B.A., History, University of Minnesota, 1990

M.A., History, Stony Brook University, 1991

Ph.D., History, Stony Brook University, 1998

Bio

Seth Armus received his Ph.D. in French History from Stony Brook University in 1998 and has been with St. Joseph's University, New York since 1997. He teaches courses on Western civilization, the French Revolution, modern Europe and the Holocaust. 

Before joining the St. Joseph's faculty, Dr. Armus was an instructor at Queensborough Community College. In fall 2006, he spent a sabbatical in Paris researching a book on Pierre Antoine Cousteau. His first book, French Anti-Americanism 1930-1948: Critical Moments in a Complex History, was published by Lexington Books in 2007 and was reprinted in paperback in 2010. He has also been published in journals such as French Historical Studies, French Politics, Culture and Society, Athenaeum and French Cultural Studies. He is a longstanding member of the Society for French Historical Studies and is a reviewer and listeditor at their publication, H-France.

In 2014 and 2019 Dr. Armus took St, Joseph’s students on study abroad programs to Germany, Poland and France.
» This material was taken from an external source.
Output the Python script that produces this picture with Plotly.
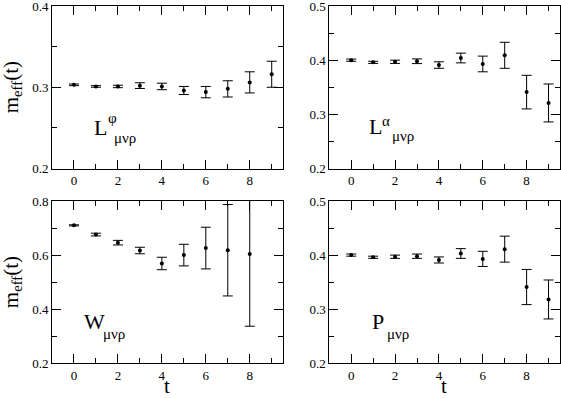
import plotly.graph_objects as go
from plotly.subplots import make_subplots

t = [0, 1, 2, 3, 4, 5, 6, 7, 8, 9]

# L^phi
l_phi = [0.303, 0.301, 0.301, 0.302, 0.301, 0.296, 0.294, 0.298, 0.306, 0.316]
l_phi_err = [0.001, 0.001, 0.0015, 0.0035, 0.004, 0.005, 0.007, 0.010, 0.013, 0.016]

# L^alpha
l_alpha = [0.400, 0.396, 0.397, 0.398, 0.391, 0.404, 0.393, 0.409, 0.341, 0.321]
l_alpha_err = [0.002, 0.002, 0.003, 0.0043, 0.006, 0.009, 0.0145, 0.024, 0.031, 0.035]

# W (no point at t=9)
t_w = [0, 1, 2, 3, 4, 5, 6, 7, 8]
w = [0.710, 0.676, 0.646, 0.617, 0.569, 0.600, 0.626, 0.618, 0.604]
w_err = [0.002, 0.005, 0.0085, 0.012, 0.023, 0.040, 0.077, 0.169, 0.267]

# P
p = [0.400, 0.396, 0.397, 0.398, 0.391, 0.403, 0.393, 0.411, 0.341, 0.318]
p_err = [0.002, 0.002, 0.003, 0.004, 0.0056, 0.009, 0.014, 0.024, 0.0325, 0.036]

# tick positions
x_major = [0, 2, 4, 6, 8]
x_minor = [-1, 1, 3, 5, 7, 9]
y_major_a = [0.2, 0.3, 0.4]
y_minor_a = [0.25, 0.35]
y_major_b = [0.2, 0.3, 0.4, 0.5]
y_minor_b = [0.25, 0.35, 0.45]
y_major_w = [0.2, 0.4, 0.6, 0.8]
y_minor_w = [0.3, 0.5, 0.7]

panels = [
    (1, 1, t, l_phi, l_phi_err, [0.19999, 0.40001], y_major_a, y_minor_a),
    (1, 2, t, l_alpha, l_alpha_err, [0.19999, 0.50001], y_major_b, y_minor_b),
    (2, 1, t_w, w, w_err, [0.19999, 0.80001], y_major_w, y_minor_w),
    (2, 2, t, p, p_err, [0.19999, 0.50001], y_major_b, y_minor_b),
]

serif = "Times New Roman, Liberation Serif, Tinos, DejaVu Serif, serif"

fig = make_subplots(rows=2, cols=2)

for r, c, xs, ys, es, yr, ymaj, ymin in panels:
    fig.add_trace(
        go.Scatter(
            x=xs, y=ys, mode="markers",
            marker=dict(color="black", size=4),
            error_y=dict(type="data", array=es, color="black", thickness=1, width=5),
            showlegend=False,
        ),
        row=r, col=c,
    )
    axis_common = dict(
        showline=True, linecolor="black", linewidth=1, mirror="allticks",
        ticks="inside", ticklen=9, tickwidth=1, tickcolor="black",
        showgrid=False, zeroline=False, automargin=False,
        ticklabeloverflow="allow",
        tickfont=dict(family=serif, size=13, color="black"),
    )
    fig.update_xaxes(
        range=[-1, 9.5], tickmode="array", tickvals=x_major,
        minor=dict(ticks="inside", ticklen=5, tickmode="array", tickvals=x_minor,
                   tickcolor="black", showgrid=False),
        row=r, col=c, **axis_common,
    )
    fig.update_yaxes(
        range=yr, tickmode="array", tickvals=ymaj,
        minor=dict(ticks="inside", ticklen=5, tickmode="array", tickvals=ymin,
                   tickcolor="black", showgrid=False),
        row=r, col=c, **axis_common,
    )

W, H = 561, 398
xdom = [[52 / W, 282.7 / W], [329.3 / W, 559.5 / W]]
ydom = [[1 - 168.5 / H, 1 - 6 / H], [1 - 363.3 / H, 1 - 201 / H]]

fig.update_layout(
    xaxis=dict(domain=xdom[0]), xaxis2=dict(domain=xdom[1]),
    xaxis3=dict(domain=xdom[0]), xaxis4=dict(domain=xdom[1]),
    yaxis=dict(domain=ydom[0]), yaxis2=dict(domain=ydom[0]),
    yaxis3=dict(domain=ydom[1]), yaxis4=dict(domain=ydom[1]),
)

# panel labels: (axes, letter, superscript, letter pos, sup pos, sub pos) in axis-domain fractions
labels = [
    ("x", "y", "L", "\u03c6", (0.175, 0.25), (0.232, 0.31), (0.258, 0.19)),
    ("x2", "y2", "L", "\u03b1", (0.165, 0.26), (0.222, 0.29), (0.265, 0.20)),
    ("x3", "y3", "W", "", (0.128, 0.26), None, (0.212, 0.18)),
    ("x4", "y4", "P", "", (0.175, 0.26), None, (0.24, 0.18)),
]
for xa, ya, letter, sup, pl, ps, pb in labels:
    fig.add_annotation(
        x=pl[0], y=pl[1], xref=f"{xa} domain", yref=f"{ya} domain",
        text=letter, showarrow=False, xanchor="left", yanchor="middle",
        font=dict(family=serif, size=22, color="black"),
    )
    if sup:
        fig.add_annotation(
            x=ps[0], y=ps[1], xref=f"{xa} domain", yref=f"{ya} domain",
            text=sup, showarrow=False, xanchor="left", yanchor="middle",
            font=dict(family=serif, size=15, color="black"),
        )
    fig.add_annotation(
        x=pb[0], y=pb[1], xref=f"{xa} domain", yref=f"{ya} domain",
        text="\u03bc\u03bd\u03c1", showarrow=False, xanchor="left", yanchor="middle",
        font=dict(family=serif, size=15, color="black"),
    )

# axis titles
for yc in [(ydom[0][0] + ydom[0][1]) / 2, (ydom[1][0] + ydom[1][1]) / 2]:
    fig.add_annotation(
        x=12 / W, y=yc, xref="paper", yref="paper",
        text="m<sub>eff</sub>(t)", showarrow=False, textangle=-90,
        xanchor="center", yanchor="middle",
        font=dict(family=serif, size=21, color="black"),
    )
for xd in xdom:
    fig.add_annotation(
        x=(xd[0] + xd[1]) / 2, y=1 - 386 / H, xref="paper", yref="paper",
        text="t", showarrow=False, xanchor="center", yanchor="middle",
        font=dict(family=serif, size=21, color="black"),
    )

fig.update_layout(
    width=W, height=H,
    margin=dict(l=0, r=0, t=0, b=0),
    font=dict(family=serif, color="black"),
    paper_bgcolor="white", plot_bgcolor="white",
)

fig.write_html(
    "out.html",
    config={"displayModeBar": False},
    post_script="document.body.style.margin='0';document.body.style.overflow='hidden';",
)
He spent part of the summer of 2017 in Oxford as a “scholar in residence” for the International Study Group on Antisemitism and Policy.  

Recently, Dr. Armus has focused on the legacy of “decline” in French thought and has begun a project on this idea. This complements his interest in the use of politics and history in the work of French writer Michel Houellebcq. His other interests include French orientalism and antisemitism, and hopes to write more on the subject of Pierre-Antoine Cousteau and Louis Massignon.